*Task details*:
Your task is to retype, word for word, the lines from the start of the data through the line holding "46900, 46000, 46600]". Do not include the pictures.

___ Dataset content ___

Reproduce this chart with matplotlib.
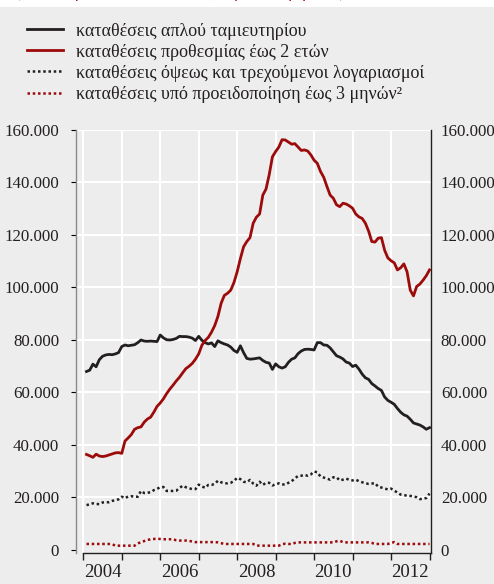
import matplotlib
matplotlib.use("Agg")
import matplotlib.pyplot as plt
import matplotlib.patches as mpatches
import numpy as np
import pandas as pd

# ---------------- data (million euro, monthly, Jan 2004 - Dec 2012) ----------------
months = pd.date_range("2004-01-31", "2012-12-31", freq="ME")

savings = [68000, 68500, 70800, 69800, 72500, 73800, 74300, 74500, 74400, 74700, 75200, 77500,
           78100, 77800, 78000, 78200, 79000, 80000, 79600, 79500, 79600, 79500, 79400, 81900,
           80800, 80100, 80000, 80200, 80600, 81400, 81300, 81300, 81100, 80700, 79800, 81400,
           79900, 79000, 78500, 78900, 77500, 79700, 79000, 78500, 78100, 77300, 76000, 75300,
           77800, 75200, 73000, 72700, 72800, 73000, 73200, 72200, 71500, 71200, 68800, 70900,
           69800, 69300, 69800, 71500, 72700, 73200, 74800, 75800, 76400, 76500, 76400, 76200,
           79000, 79000, 78100, 78000, 77000, 75500, 74000, 73500, 72800, 71600, 71200, 69900,
           70400, 68900, 67000, 65600, 65000, 63400, 62500, 61500, 60800, 58300, 57000, 56300,
           55500, 53900, 52500, 51500, 51000, 49800, 48400, 48000, 47600, 46900, 46000, 46600]

time_dep = [36400, 35900, 35300, 36500, 35800, 35600, 35800, 36200, 36600, 37000, 37100, 36800,
            41500, 42700, 44000, 46000, 46600, 46900, 48700, 49900, 50600, 52500, 54700, 56000,
            57600, 59600, 61300, 62800, 64400, 65800, 67500, 69100, 70000, 71100, 72700, 74700,
            78000, 79800, 81000, 83000, 85500, 89000, 94000, 97000, 97800, 99000, 101900, 106000,
            111000, 115500, 117500, 119000, 124500, 126800, 128000, 135200, 137500, 143000, 149800, 151800,
            153500, 156300, 156200, 155400, 154600, 154800, 153500, 152200, 152400, 152000, 150500, 148500,
            147300, 144200, 142000, 138500, 135200, 134000, 131500, 130800, 132100, 131800, 131100, 130200,
            128000, 126900, 126300, 124500, 121500, 117500, 117300, 118800, 119000, 114200, 111300, 110200,
            109400, 106700, 107500, 109000, 106000, 99000, 96800, 100400, 101300, 102800, 104500, 106700]

sight = [17100, 17400, 17800, 17500, 17500, 18100, 18200, 18200, 18700, 19000, 19300, 20300,
         19700, 20400, 20500, 20300, 20300, 22500, 21700, 21800, 22000, 22800, 23300, 23900,
         24000, 22500, 22500, 22500, 22600, 23600, 24500, 23900, 23500, 23200, 23200, 24900,
         24200, 23700, 24800, 24800, 25200, 26400, 25800, 25400, 25400, 25600, 26300, 27500,
         27000, 26000, 25800, 26700, 25300, 24500, 26000, 24800, 25600, 25600, 24600, 25000,
         25400, 25000, 24900, 25600, 26200, 27300, 28200, 28300, 28600, 28300, 28800, 29900,
         29600, 28000, 27600, 27200, 26800, 27700, 27700, 26500, 26800, 27200, 26700, 26500,
         26800, 26200, 25800, 25400, 25200, 25300, 25500, 24100, 23800, 23400, 23100, 23400,
         22600, 21900, 21100, 20900, 20700, 20600, 20400, 20100, 19400, 19500, 19800, 21500]

notice = [2300, 2300, 2300, 2300, 2300, 2300, 2300, 2300, 2200, 1650, 1650, 1650,
          1650, 1650, 1650, 1650, 2500, 3000, 3400, 3800, 4100, 4200, 4300, 4200,
          4100, 4100, 4100, 4100, 3700, 3600, 3600, 3600, 3500, 3200, 3000, 3000,
          3000, 3000, 3000, 3000, 3000, 2900, 2600, 2300, 2300, 2300, 2300, 2300,
          2300, 2300, 2300, 2300, 2300, 1700, 1650, 1650, 1650, 1650, 1650, 1650,
          1650, 2200, 2400, 2300, 2300, 2700, 2900, 2900, 2900, 2900, 2900, 2900,
          2900, 2900, 2900, 2900, 2900, 2900, 3300, 3500, 3000, 2900, 2900, 2900,
          2900, 2900, 2900, 2900, 2900, 2700, 2300, 2300, 2300, 2300, 2300, 2700,
          3000, 2300, 2300, 2300, 2300, 2300, 2300, 2300, 2300, 2300, 2300, 2300]

labels = ["καταθέσεις απλού ταμιευτηρίου",
          "καταθέσεις προθεσμίας έως 2 ετών",
          "καταθέσεις όψεως και τρεχούμενοι λογαριασμοί",
          "καταθέσεις υπό προειδοποίηση έως 3 μηνών²"]

year_labels = ["2004", "2006", "2008", "2010", "2012"]
yticks = [0, 20000, 40000, 60000, 80000, 100000, 120000, 140000, 160000]

# ---------------- style ----------------
plt.rcParams['font.family'] = ['Liberation Serif', 'DejaVu Serif']
BG = '#ededed'
BLACK = '#231f20'
RED = '#9c0a0a'

W, H = 494, 584
fig = plt.figure(figsize=(W / 100, H / 100), dpi=100, facecolor=BG)

# white band at top with clipped red subtitle
fig.patches.append(mpatches.Rectangle((0, 1 - 7 / H), 1, 7 / H, transform=fig.transFigure,
                                      facecolor='white', edgecolor='none', zorder=0))
fig.text(15 / W, 1 + 2.5 / H, "(εκατ. ευρώ, υπόλοιπα τέλους περιόδου, μηνιαία)",
         color=RED, fontsize=12, va='baseline', ha='left')

ax = fig.add_axes([76 / W, 1 - 553 / H, 355 / W, 423 / H], facecolor=BG)

xs = np.array([m.year + m.month / 12 for m in months])

l1, = ax.plot(xs, savings, color=BLACK, lw=2.0, solid_joinstyle='round', zorder=3)
l2, = ax.plot(xs, time_dep, color=RED, lw=2.0, solid_joinstyle='round', zorder=3)
l3, = ax.plot(xs, sight, color=BLACK, lw=1.8, linestyle=(0, (1, 1.1)), dash_capstyle='butt', zorder=3)
l4, = ax.plot(xs, notice, color=RED, lw=1.8, linestyle=(0, (1, 1.1)), dash_capstyle='butt', zorder=3)

x0 = 2004 - 7.3 / 38.47
x1 = 2013 + 1.5 / 38.47
ax.set_xlim(x0, x1)
ax.set_ylim(-1143, 160000)

# grid
for y in yticks[1:]:
    ax.axhline(y, color='white', lw=1.5, zorder=1)
for yr in range(2004, 2013):
    ax.axvline(yr, color='white', lw=1.5, zorder=1)

# spines
ax.spines['top'].set_visible(False)
ax.spines['left'].set_color('#8a8a8a')
ax.spines['left'].set_linewidth(1.0)
ax.spines['right'].set_color(BLACK)
ax.spines['right'].set_linewidth(1.0)
ax.spines['bottom'].set_color(BLACK)
ax.spines['bottom'].set_linewidth(1.0)
ax.spines['bottom'].set_bounds(2003.98, x1)

# x ticks: major at year boundaries (marks), minor labels at mid-year
ax.set_xticks(list(range(2004, 2014)))
ax.set_xticklabels([])
ax.tick_params(axis='x', which='major', direction='out', length=5, width=1, color=BLACK)
ax.set_xticks([int(y) + 0.5 for y in year_labels], minor=True)
ax.set_xticklabels(year_labels, minor=True)
ax.tick_params(axis='x', which='minor', length=0, pad=8, labelsize=13.5, labelcolor=BLACK)

# y ticks left
fmt = [f"{v:,.0f}".replace(",", ".") for v in yticks]
ax.set_yticks(yticks)
ax.set_yticklabels(fmt)
ax.tick_params(axis='y', left=False, right=False, pad=12 * 0.72, labelsize=12.2, labelcolor=BLACK)

# y ticks right
ax2 = ax.twinx()
ax2.set_ylim(ax.get_ylim())
ax2.set_yticks(yticks)
ax2.set_yticklabels(fmt)
ax2.tick_params(axis='y', right=False, left=False, pad=5 * 0.72, labelsize=12.2, labelcolor=BLACK)
for s in ax2.spines.values():
    s.set_visible(False)

# legend
fig.legend([l1, l2, l3, l4], labels, loc='upper left', bbox_to_anchor=(27 / W, 1 - 22.5 / H),
           frameon=False, fontsize=13, handlelength=2.0, handletextpad=0.72,
           labelspacing=0.23, borderpad=0, borderaxespad=0, labelcolor=BLACK)

fig.savefig("out.png", dpi=100, facecolor=BG)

___

*Correct response*:
Reproduce this chart with matplotlib.
import matplotlib
matplotlib.use("Agg")
import matplotlib.pyplot as plt
import matplotlib.patches as mpatches
import numpy as np
import pandas as pd

# ---------------- data (million euro, monthly, Jan 2004 - Dec 2012) ----------------
months = pd.date_range("2004-01-31", "2012-12-31", freq="ME")

savings = [68000, 68500, 70800, 69800, 72500, 73800, 74300, 74500, 74400, 74700, 75200, 77500,
           78100, 77800, 78000, 78200, 79000, 80000, 79600, 79500, 79600, 79500, 79400, 81900,
           80800, 80100, 80000, 80200, 80600, 81400, 81300, 81300, 81100, 80700, 79800, 81400,
           79900, 79000, 78500, 78900, 77500, 79700, 79000, 78500, 78100, 77300, 76000, 75300,
           77800, 75200, 73000, 72700, 72800, 73000, 73200, 72200, 71500, 71200, 68800, 70900,
           69800, 69300, 69800, 71500, 72700, 73200, 74800, 75800, 76400, 76500, 76400, 76200,
           79000, 79000, 78100, 78000, 77000, 75500, 74000, 73500, 72800, 71600, 71200, 69900,
           70400, 68900, 67000, 65600, 65000, 63400, 62500, 61500, 60800, 58300, 57000, 56300,
           55500, 53900, 52500, 51500, 51000, 49800, 48400, 48000, 47600, 46900, 46000, 46600]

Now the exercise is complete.